## The exercise
Reproduce each line of the material exactly, minus any picture.

[START Data]

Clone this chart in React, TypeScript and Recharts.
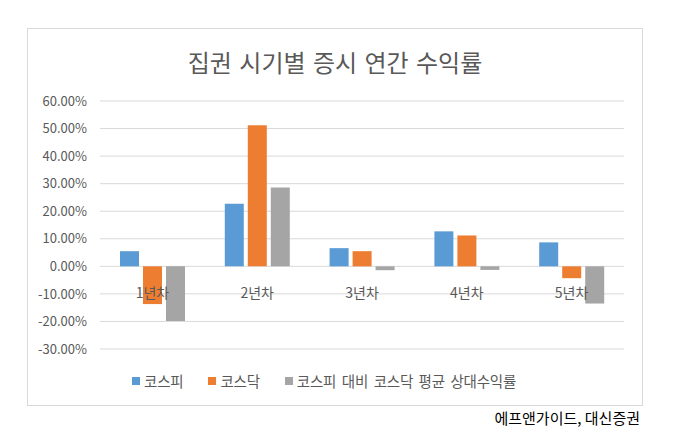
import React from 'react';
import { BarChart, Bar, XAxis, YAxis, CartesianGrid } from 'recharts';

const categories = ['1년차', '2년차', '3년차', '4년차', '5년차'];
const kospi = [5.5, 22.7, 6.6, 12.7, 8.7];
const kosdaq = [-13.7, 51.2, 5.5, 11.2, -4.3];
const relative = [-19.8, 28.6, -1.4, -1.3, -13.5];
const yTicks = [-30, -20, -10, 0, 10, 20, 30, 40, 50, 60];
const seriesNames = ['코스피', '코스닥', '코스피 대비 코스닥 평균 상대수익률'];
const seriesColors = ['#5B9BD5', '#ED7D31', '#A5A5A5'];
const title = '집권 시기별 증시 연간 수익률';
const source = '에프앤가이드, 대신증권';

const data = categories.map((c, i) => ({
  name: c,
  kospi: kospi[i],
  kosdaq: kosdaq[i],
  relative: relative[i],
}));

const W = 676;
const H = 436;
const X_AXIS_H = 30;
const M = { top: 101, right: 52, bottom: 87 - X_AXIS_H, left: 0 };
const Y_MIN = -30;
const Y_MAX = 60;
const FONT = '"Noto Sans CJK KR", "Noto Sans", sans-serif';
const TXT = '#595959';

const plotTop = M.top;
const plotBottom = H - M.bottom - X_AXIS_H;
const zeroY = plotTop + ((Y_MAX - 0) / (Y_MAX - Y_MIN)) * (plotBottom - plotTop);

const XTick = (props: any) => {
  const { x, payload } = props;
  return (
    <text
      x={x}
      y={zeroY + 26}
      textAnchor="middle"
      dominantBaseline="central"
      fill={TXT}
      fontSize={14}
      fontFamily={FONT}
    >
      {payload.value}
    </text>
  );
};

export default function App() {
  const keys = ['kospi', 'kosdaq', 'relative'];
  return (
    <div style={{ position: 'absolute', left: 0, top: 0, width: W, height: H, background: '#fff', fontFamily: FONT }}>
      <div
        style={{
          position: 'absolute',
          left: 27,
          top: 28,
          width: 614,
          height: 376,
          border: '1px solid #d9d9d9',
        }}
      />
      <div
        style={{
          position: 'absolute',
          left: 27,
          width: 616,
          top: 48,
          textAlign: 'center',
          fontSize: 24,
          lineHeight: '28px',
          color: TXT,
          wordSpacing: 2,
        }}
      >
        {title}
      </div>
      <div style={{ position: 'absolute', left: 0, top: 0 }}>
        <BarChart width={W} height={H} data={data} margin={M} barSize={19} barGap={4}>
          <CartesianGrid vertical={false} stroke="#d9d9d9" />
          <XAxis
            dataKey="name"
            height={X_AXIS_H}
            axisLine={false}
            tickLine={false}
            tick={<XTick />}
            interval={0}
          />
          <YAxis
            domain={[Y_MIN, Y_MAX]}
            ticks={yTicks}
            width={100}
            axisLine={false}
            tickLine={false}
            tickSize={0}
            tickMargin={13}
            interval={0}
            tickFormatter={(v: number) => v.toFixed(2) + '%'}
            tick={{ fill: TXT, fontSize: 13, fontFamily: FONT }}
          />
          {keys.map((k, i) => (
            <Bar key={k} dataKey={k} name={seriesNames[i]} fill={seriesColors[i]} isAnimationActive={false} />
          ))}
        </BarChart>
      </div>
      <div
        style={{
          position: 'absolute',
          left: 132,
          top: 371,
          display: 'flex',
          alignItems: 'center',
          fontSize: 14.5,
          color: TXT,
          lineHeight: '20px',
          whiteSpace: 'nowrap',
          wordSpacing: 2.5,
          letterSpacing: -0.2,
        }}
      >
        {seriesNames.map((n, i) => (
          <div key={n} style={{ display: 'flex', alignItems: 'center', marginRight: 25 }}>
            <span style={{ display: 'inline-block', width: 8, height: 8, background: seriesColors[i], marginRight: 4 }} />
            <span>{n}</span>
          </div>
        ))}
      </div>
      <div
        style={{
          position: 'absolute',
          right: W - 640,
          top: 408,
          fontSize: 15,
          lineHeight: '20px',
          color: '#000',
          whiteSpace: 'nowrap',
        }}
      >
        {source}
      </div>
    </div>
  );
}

[END Data]

## Response below
Clone this chart in React, TypeScript and Recharts.
import React from 'react';
import { BarChart, Bar, XAxis, YAxis, CartesianGrid } from 'recharts';

const categories = ['1년차', '2년차', '3년차', '4년차', '5년차'];
const kospi = [5.5, 22.7, 6.6, 12.7, 8.7];
const kosdaq = [-13.7, 51.2, 5.5, 11.2, -4.3];
const relative = [-19.8, 28.6, -1.4, -1.3, -13.5];
const yTicks = [-30, -20, -10, 0, 10, 20, 30, 40, 50, 60];
const seriesNames = ['코스피', '코스닥', '코스피 대비 코스닥 평균 상대수익률'];
const seriesColors = ['#5B9BD5', '#ED7D31', '#A5A5A5'];
const title = '집권 시기별 증시 연간 수익률';
const source = '에프앤가이드, 대신증권';

const data = categories.map((c, i) => ({
  name: c,
  kospi: kospi[i],
  kosdaq: kosdaq[i],
  relative: relative[i],
}));

const W = 676;
const H = 436;
const X_AXIS_H = 30;
const M = { top: 101, right: 52, bottom: 87 - X_AXIS_H, left: 0 };
const Y_MIN = -30;
const Y_MAX = 60;
const FONT = '"Noto Sans CJK KR", "Noto Sans", sans-serif';
const TXT = '#595959';

const plotTop = M.top;
const plotBottom = H - M.bottom - X_AXIS_H;
const zeroY = plotTop + ((Y_MAX - 0) / (Y_MAX - Y_MIN)) * (plotBottom - plotTop);

const XTick = (props: any) => {
  const { x, payload } = props;
  return (
    <text
      x={x}
      y={zeroY + 26}
      textAnchor="middle"
      dominantBaseline="central"
      fill={TXT}
      fontSize={14}
      fontFamily={FONT}
    >
      {payload.value}
    </text>
  );
};

export default function App() {
  const keys = ['kospi', 'kosdaq', 'relative'];
  return (
    <div style={{ position: 'absolute', left: 0, top: 0, width: W, height: H, background: '#fff', fontFamily: FONT }}>
      <div
        style={{
          position: 'absolute',
          left: 27,
          top: 28,
          width: 614,
          height: 376,
          border: '1px solid #d9d9d9',
        }}
      />
      <div
        style={{
          position: 'absolute',
          left: 27,
          width: 616,
          top: 48,
          textAlign: 'center',
          fontSize: 24,
          lineHeight: '28px',
          color: TXT,
          wordSpacing: 2,
        }}
      >
        {title}
      </div>
      <div style={{ position: 'absolute', left: 0, top: 0 }}>
        <BarChart width={W} height={H} data={data} margin={M} barSize={19} barGap={4}>
          <CartesianGrid vertical={false} stroke="#d9d9d9" />
          <XAxis
            dataKey="name"
            height={X_AXIS_H}
            axisLine={false}
            tickLine={false}
            tick={<XTick />}
            interval={0}
          />
          <YAxis
            domain={[Y_MIN, Y_MAX]}
            ticks={yTicks}
            width={100}
            axisLine={false}
            tickLine={false}
            tickSize={0}
            tickMargin={13}
            interval={0}
            tickFormatter={(v: number) => v.toFixed(2) + '%'}
            tick={{ fill: TXT, fontSize: 13, fontFamily: FONT }}
          />
          {keys.map((k, i) => (
            <Bar key={k} dataKey={k} name={seriesNames[i]} fill={seriesColors[i]} isAnimationActive={false} />
          ))}
        </BarChart>
      </div>
      <div
        style={{
          position: 'absolute',
          left: 132,
          top: 371,
          display: 'flex',
          alignItems: 'center',
          fontSize: 14.5,
          color: TXT,
          lineHeight: '20px',
          whiteSpace: 'nowrap',
          wordSpacing: 2.5,
          letterSpacing: -0.2,
        }}
      >
        {seriesNames.map((n, i) => (
          <div key={n} style={{ display: 'flex', alignItems: 'center', marginRight: 25 }}>
            <span style={{ display: 'inline-block', width: 8, height: 8, background: seriesColors[i], marginRight: 4 }} />
            <span>{n}</span>
          </div>
        ))}
      </div>
      <div
        style={{
          position: 'absolute',
          right: W - 640,
          top: 408,
          fontSize: 15,
          lineHeight: '20px',
          color: '#000',
          whiteSpace: 'nowrap',
        }}
      >
        {source}
      </div>
    </div>
  );
}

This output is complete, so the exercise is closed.